DATA:
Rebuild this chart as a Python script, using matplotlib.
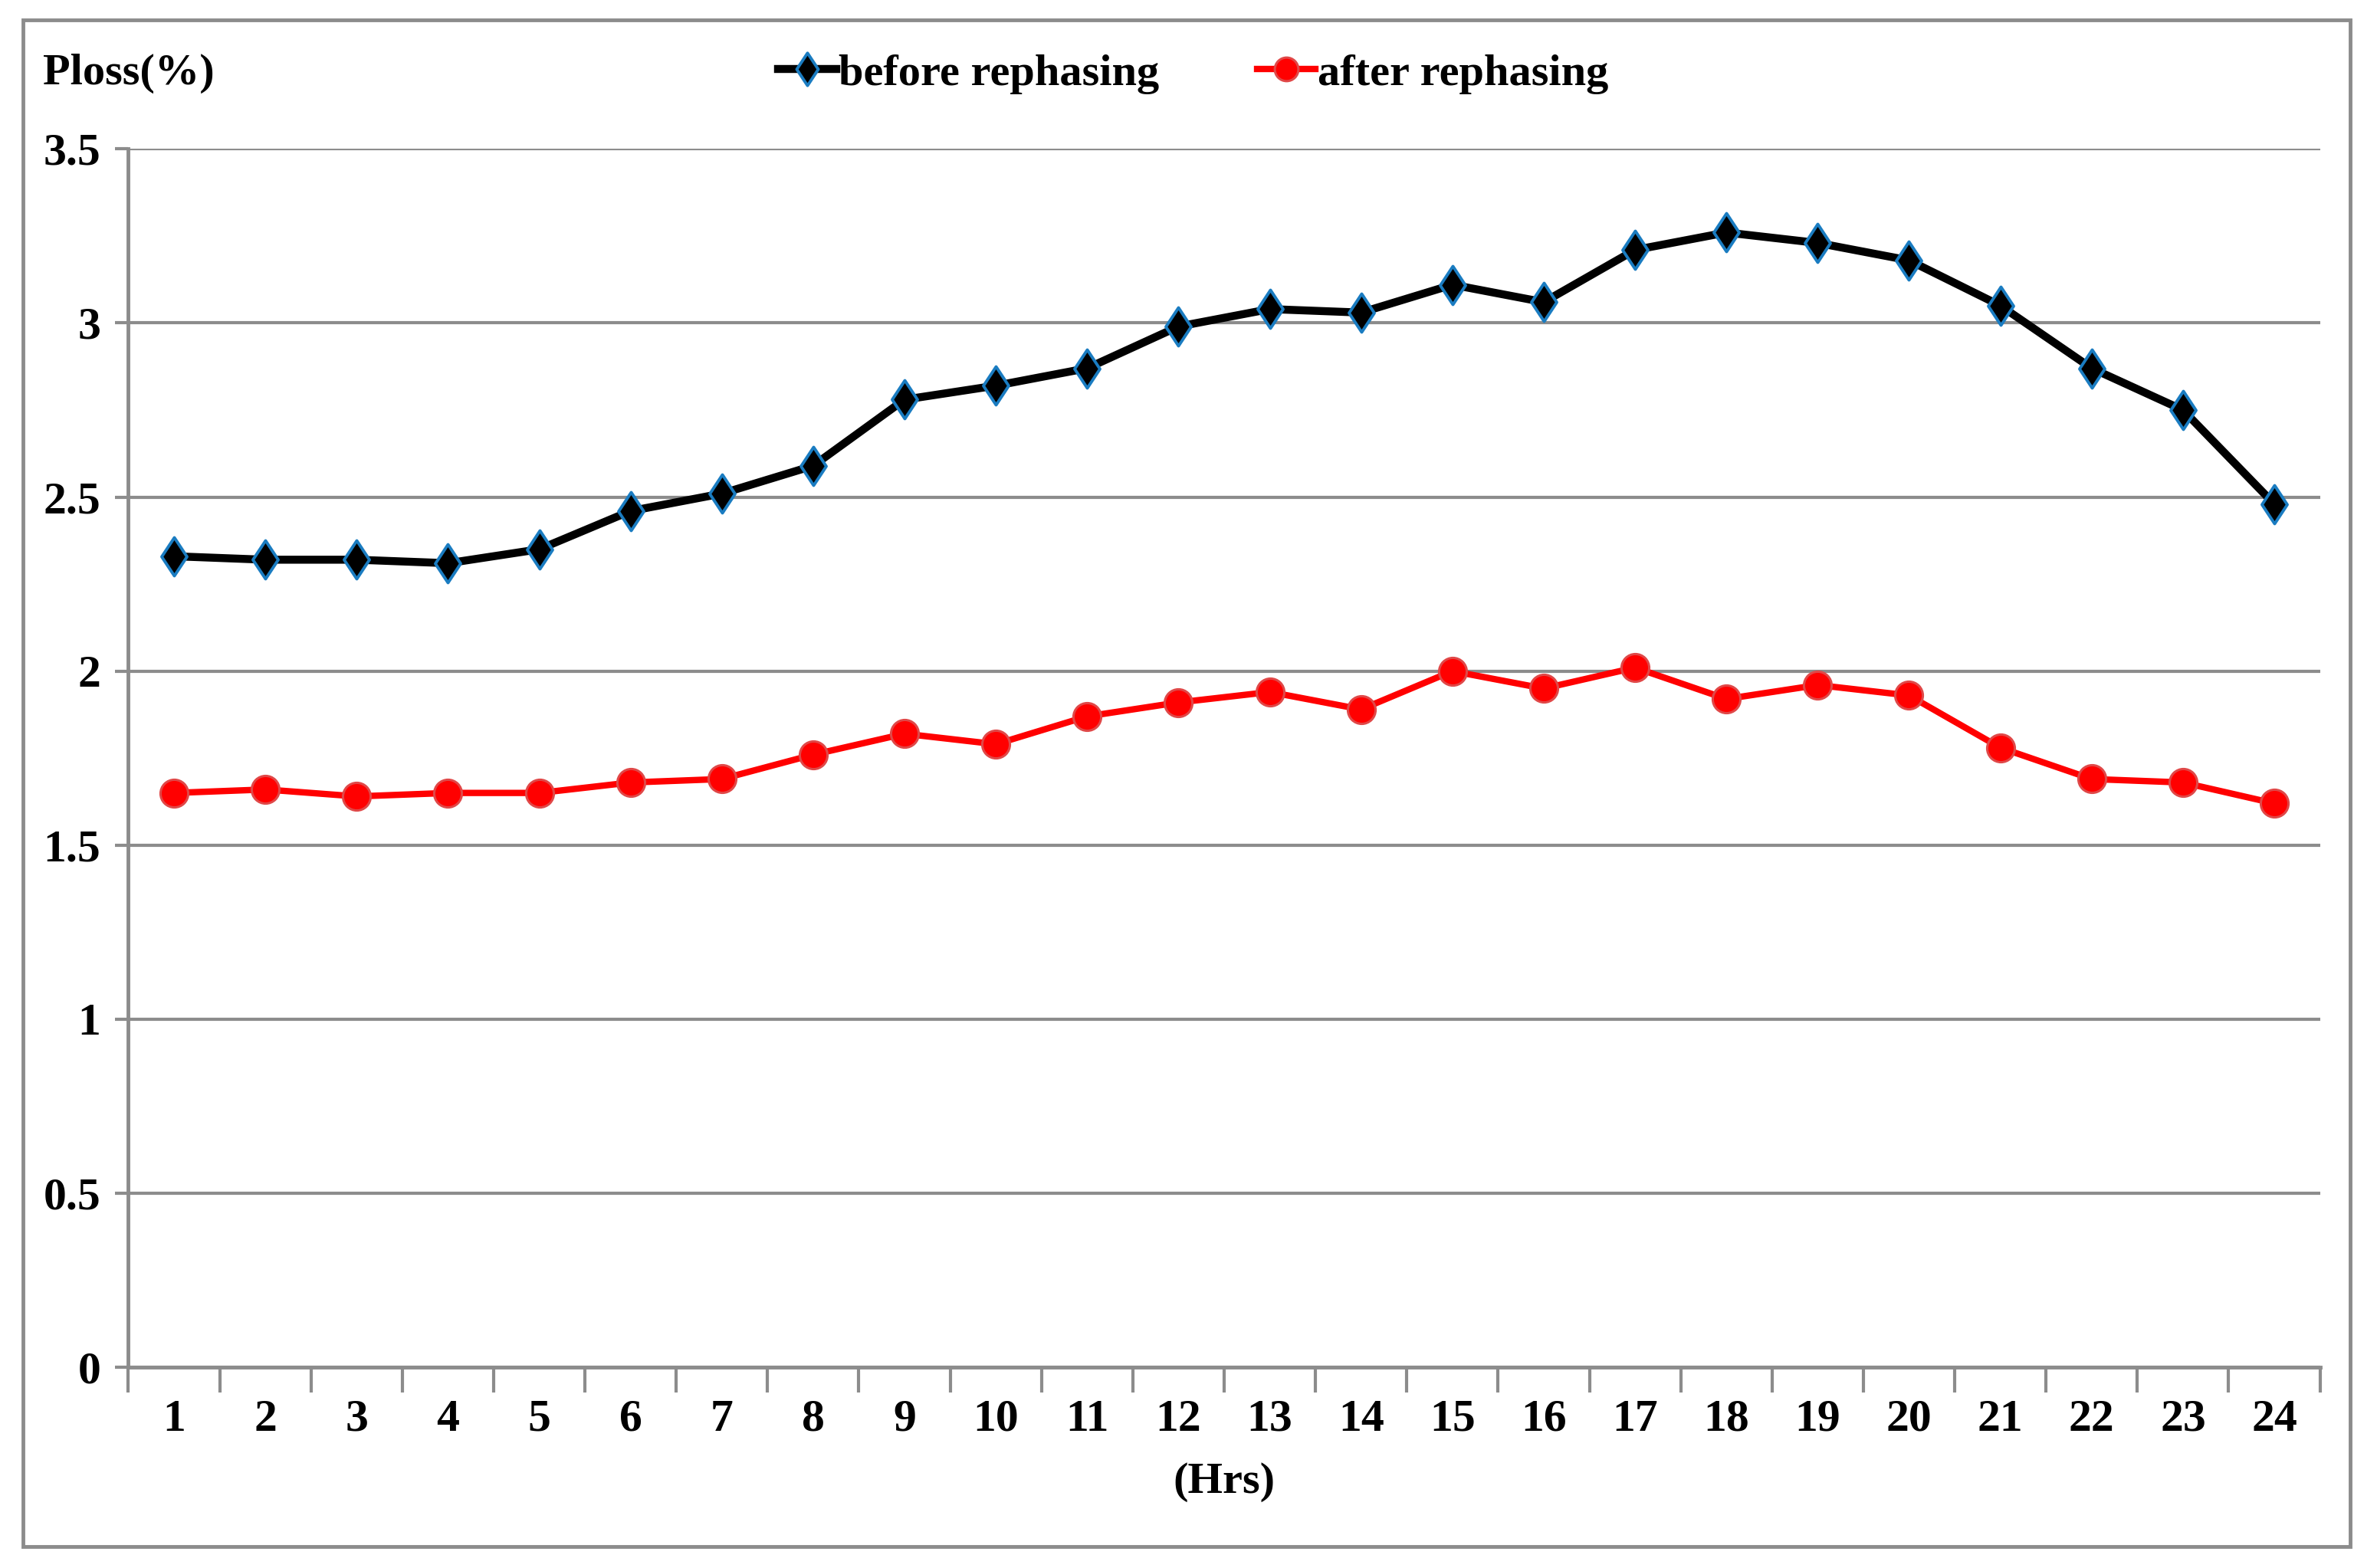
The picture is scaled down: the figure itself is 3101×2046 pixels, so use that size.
import numpy as np
import matplotlib.pyplot as plt
from matplotlib.patches import Rectangle
from matplotlib.path import Path

hours = np.arange(1, 25)
before = [2.33, 2.32, 2.32, 2.31, 2.35, 2.46, 2.51, 2.59, 2.78, 2.82, 2.87, 2.99,
          3.04, 3.03, 3.11, 3.06, 3.21, 3.26, 3.23, 3.18, 3.05, 2.87, 2.75, 2.48]
after = [1.65, 1.66, 1.64, 1.65, 1.65, 1.68, 1.69, 1.76, 1.82, 1.79, 1.87, 1.91,
         1.94, 1.89, 2.00, 1.95, 2.01, 1.92, 1.96, 1.93, 1.78, 1.69, 1.68, 1.62]
y_ticks = [0, 0.5, 1, 1.5, 2, 2.5, 3, 3.5]
y_labels = ['0', '0.5', '1', '1.5', '2', '2.5', '3', '3.5']

plt.rcParams['font.family'] = ['Liberation Serif', 'DejaVu Serif']
plt.rcParams['font.weight'] = 'bold'

grey = '#8c8c8c'
fs = 43

# diamond a bit wider than matplotlib's thin 'd'
diamond = Path([(0, 1), (0.66, 0), (0, -1), (-0.66, 0), (0, 1)],
               [Path.MOVETO, Path.LINETO, Path.LINETO, Path.LINETO, Path.CLOSEPOLY])

fig = plt.figure(figsize=(31.01, 20.46), dpi=100)
ax = fig.add_axes([0.054, 0.128, 0.922, 0.777])

# outer frame
fig.patches.append(Rectangle((0.0097, 0.0135), 0.979, 0.974, transform=fig.transFigure,
                             fill=False, edgecolor=grey, linewidth=3.5))

ax.plot(hours, before, color='black', linewidth=7.5, marker=diamond, markersize=36,
        markerfacecolor='black', markeredgecolor='#1a7cc1', markeredgewidth=2.8,
        label='before rephasing', zorder=3)
ax.plot(hours, after, color='#ff0000', linewidth=6, marker='o', markersize=26,
        markerfacecolor='#ff0000', markeredgecolor='#e04848', markeredgewidth=2.2,
        label='after rephasing', zorder=3)

ax.set_xlim(0.5, 24.5)
ax.set_ylim(0, 3.5)
ax.set_yticks(y_ticks)
ax.set_yticklabels(y_labels)
ax.set_xticks(hours)
ax.set_xticklabels([str(h) for h in hours])
ax.set_xticks(np.arange(0.5, 25, 1), minor=True)
ax.tick_params(axis='x', which='major', length=0, pad=30, labelsize=fs)
ax.tick_params(axis='x', which='minor', length=24, width=3, color=grey)
ax.tick_params(axis='y', length=12, width=3, color=grey, pad=14, labelsize=fs)

ax.yaxis.grid(True, color=grey, linewidth=3)
ax.set_axisbelow(True)
for s in ['top', 'right']:
    ax.spines[s].set_visible(False)
for s in ['left', 'bottom']:
    ax.spines[s].set_color(grey)
    ax.spines[s].set_linewidth(3.5)

fig.text(0.018, 0.953, 'Ploss(%)', fontsize=42, fontweight='bold', va='center')
ax.set_xlabel('(Hrs)', fontsize=42, fontweight='bold', labelpad=20)

ax.legend(loc='center', bbox_to_anchor=(0.502, 0.953), bbox_transform=fig.transFigure,
          ncol=2, frameon=False, fontsize=42, handlelength=1.3, handletextpad=0.05,
          columnspacing=2.2, markerscale=0.85)

plt.savefig('out.png', dpi=100)
plt.close()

SHORT TASK:
Check each line above for "matplotlib" and return the ones that have it.

WORKED ANSWER:
Rebuild this chart as a Python script, using matplotlib.
import matplotlib.pyplot as plt
from matplotlib.patches import Rectangle
from matplotlib.path import Path
# diamond a bit wider than matplotlib's thin 'd'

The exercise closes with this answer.